--- BEGIN Stored data ---

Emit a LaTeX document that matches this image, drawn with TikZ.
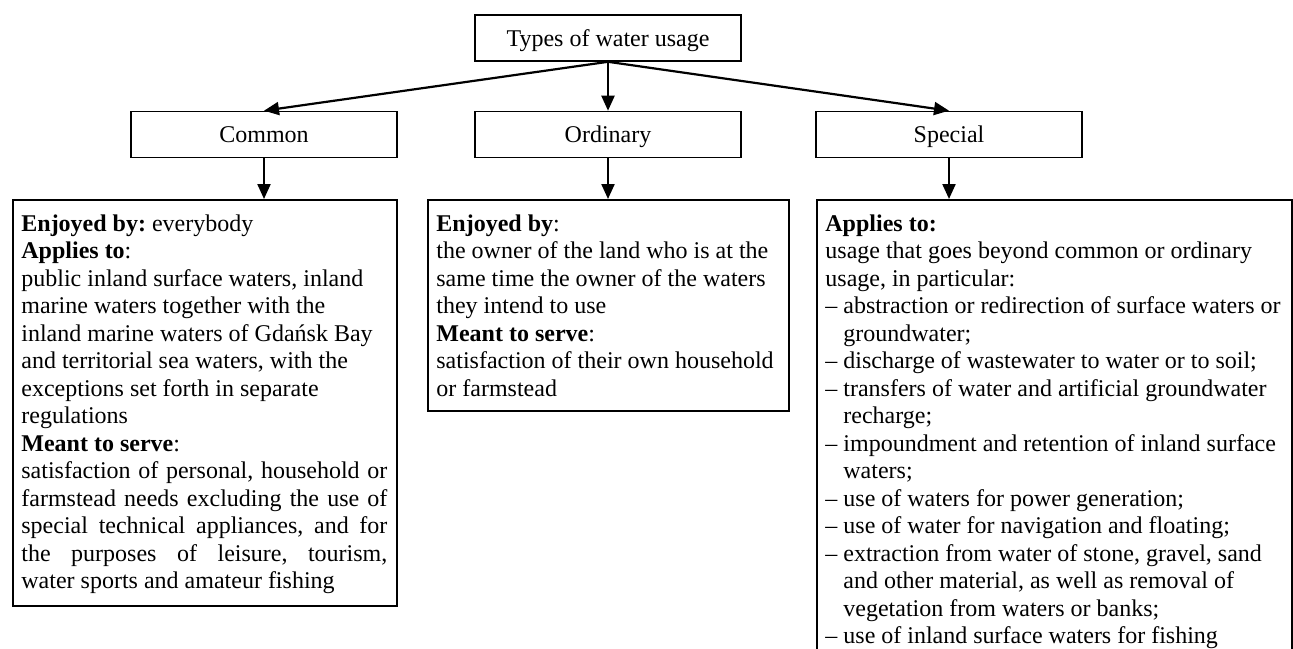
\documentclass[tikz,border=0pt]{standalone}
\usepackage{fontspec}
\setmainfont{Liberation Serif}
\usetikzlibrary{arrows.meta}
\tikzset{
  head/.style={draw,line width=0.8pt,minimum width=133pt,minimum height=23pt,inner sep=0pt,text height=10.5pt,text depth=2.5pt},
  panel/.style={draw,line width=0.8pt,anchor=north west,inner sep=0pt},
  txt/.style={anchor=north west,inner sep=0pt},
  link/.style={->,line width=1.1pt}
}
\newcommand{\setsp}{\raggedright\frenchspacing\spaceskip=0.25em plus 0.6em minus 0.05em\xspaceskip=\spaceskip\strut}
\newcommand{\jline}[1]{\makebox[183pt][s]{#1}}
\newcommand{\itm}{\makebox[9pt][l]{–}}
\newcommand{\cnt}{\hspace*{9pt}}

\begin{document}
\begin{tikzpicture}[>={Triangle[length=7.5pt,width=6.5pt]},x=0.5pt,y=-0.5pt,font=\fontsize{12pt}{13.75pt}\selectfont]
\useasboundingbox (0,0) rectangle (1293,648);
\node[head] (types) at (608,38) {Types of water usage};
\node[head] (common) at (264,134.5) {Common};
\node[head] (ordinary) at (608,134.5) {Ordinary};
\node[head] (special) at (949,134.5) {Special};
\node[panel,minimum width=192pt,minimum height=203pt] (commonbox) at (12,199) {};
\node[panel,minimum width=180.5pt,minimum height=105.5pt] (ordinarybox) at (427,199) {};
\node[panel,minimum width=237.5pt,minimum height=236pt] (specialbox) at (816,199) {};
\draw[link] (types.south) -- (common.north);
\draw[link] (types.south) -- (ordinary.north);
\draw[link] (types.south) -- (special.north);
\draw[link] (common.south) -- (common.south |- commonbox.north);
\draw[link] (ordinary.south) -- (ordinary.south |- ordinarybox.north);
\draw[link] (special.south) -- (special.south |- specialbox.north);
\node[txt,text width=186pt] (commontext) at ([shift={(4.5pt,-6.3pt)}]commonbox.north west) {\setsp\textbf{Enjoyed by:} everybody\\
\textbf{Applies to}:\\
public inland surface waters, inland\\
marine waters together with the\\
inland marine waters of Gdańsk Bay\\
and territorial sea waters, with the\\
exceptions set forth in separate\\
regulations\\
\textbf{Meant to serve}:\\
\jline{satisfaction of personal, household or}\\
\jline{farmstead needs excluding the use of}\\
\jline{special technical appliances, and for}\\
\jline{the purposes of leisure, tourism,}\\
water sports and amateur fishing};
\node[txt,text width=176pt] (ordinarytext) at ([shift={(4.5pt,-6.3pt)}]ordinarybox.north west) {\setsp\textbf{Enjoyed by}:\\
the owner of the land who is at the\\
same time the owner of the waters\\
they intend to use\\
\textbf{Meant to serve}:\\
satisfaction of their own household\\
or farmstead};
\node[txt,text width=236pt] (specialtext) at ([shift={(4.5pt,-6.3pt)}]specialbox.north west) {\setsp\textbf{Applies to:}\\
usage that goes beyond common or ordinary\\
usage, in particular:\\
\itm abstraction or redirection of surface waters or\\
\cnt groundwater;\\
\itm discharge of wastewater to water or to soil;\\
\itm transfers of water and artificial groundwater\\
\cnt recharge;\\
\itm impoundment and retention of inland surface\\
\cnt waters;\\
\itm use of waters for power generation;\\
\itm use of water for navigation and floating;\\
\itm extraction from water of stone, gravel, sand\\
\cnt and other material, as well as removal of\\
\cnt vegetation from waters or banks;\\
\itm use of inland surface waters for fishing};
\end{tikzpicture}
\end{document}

--- END Stored data ---

Retype each line of the listing above word for word. Exclude the pictures.

Output for this task>
Emit a LaTeX document that matches this image, drawn with TikZ.
\documentclass[tikz,border=0pt]{standalone}
\usepackage{fontspec}
\setmainfont{Liberation Serif}
\usetikzlibrary{arrows.meta}
\tikzset{
  head/.style={draw,line width=0.8pt,minimum width=133pt,minimum height=23pt,inner sep=0pt,text height=10.5pt,text depth=2.5pt},
  panel/.style={draw,line width=0.8pt,anchor=north west,inner sep=0pt},
  txt/.style={anchor=north west,inner sep=0pt},
  link/.style={->,line width=1.1pt}
}
\newcommand{\setsp}{\raggedright\frenchspacing\spaceskip=0.25em plus 0.6em minus 0.05em\xspaceskip=\spaceskip\strut}
\newcommand{\jline}[1]{\makebox[183pt][s]{#1}}
\newcommand{\itm}{\makebox[9pt][l]{–}}
\newcommand{\cnt}{\hspace*{9pt}}

\begin{document}
\begin{tikzpicture}[>={Triangle[length=7.5pt,width=6.5pt]},x=0.5pt,y=-0.5pt,font=\fontsize{12pt}{13.75pt}\selectfont]
\useasboundingbox (0,0) rectangle (1293,648);
\node[head] (types) at (608,38) {Types of water usage};
\node[head] (common) at (264,134.5) {Common};
\node[head] (ordinary) at (608,134.5) {Ordinary};
\node[head] (special) at (949,134.5) {Special};
\node[panel,minimum width=192pt,minimum height=203pt] (commonbox) at (12,199) {};
\node[panel,minimum width=180.5pt,minimum height=105.5pt] (ordinarybox) at (427,199) {};
\node[panel,minimum width=237.5pt,minimum height=236pt] (specialbox) at (816,199) {};
\draw[link] (types.south) -- (common.north);
\draw[link] (types.south) -- (ordinary.north);
\draw[link] (types.south) -- (special.north);
\draw[link] (common.south) -- (common.south |- commonbox.north);
\draw[link] (ordinary.south) -- (ordinary.south |- ordinarybox.north);
\draw[link] (special.south) -- (special.south |- specialbox.north);
\node[txt,text width=186pt] (commontext) at ([shift={(4.5pt,-6.3pt)}]commonbox.north west) {\setsp\textbf{Enjoyed by:} everybody\\
\textbf{Applies to}:\\
public inland surface waters, inland\\
marine waters together with the\\
inland marine waters of Gdańsk Bay\\
and territorial sea waters, with the\\
exceptions set forth in separate\\
regulations\\
\textbf{Meant to serve}:\\
\jline{satisfaction of personal, household or}\\
\jline{farmstead needs excluding the use of}\\
\jline{special technical appliances, and for}\\
\jline{the purposes of leisure, tourism,}\\
water sports and amateur fishing};
\node[txt,text width=176pt] (ordinarytext) at ([shift={(4.5pt,-6.3pt)}]ordinarybox.north west) {\setsp\textbf{Enjoyed by}:\\
the owner of the land who is at the\\
same time the owner of the waters\\
they intend to use\\
\textbf{Meant to serve}:\\
satisfaction of their own household\\
or farmstead};
\node[txt,text width=236pt] (specialtext) at ([shift={(4.5pt,-6.3pt)}]specialbox.north west) {\setsp\textbf{Applies to:}\\
usage that goes beyond common or ordinary\\
usage, in particular:\\
\itm abstraction or redirection of surface waters or\\
\cnt groundwater;\\
\itm discharge of wastewater to water or to soil;\\
\itm transfers of water and artificial groundwater\\
\cnt recharge;\\
\itm impoundment and retention of inland surface\\
\cnt waters;\\
\itm use of waters for power generation;\\
\itm use of water for navigation and floating;\\
\itm extraction from water of stone, gravel, sand\\
\cnt and other material, as well as removal of\\
\cnt vegetation from waters or banks;\\
\itm use of inland surface waters for fishing};
\end{tikzpicture}
\end{document}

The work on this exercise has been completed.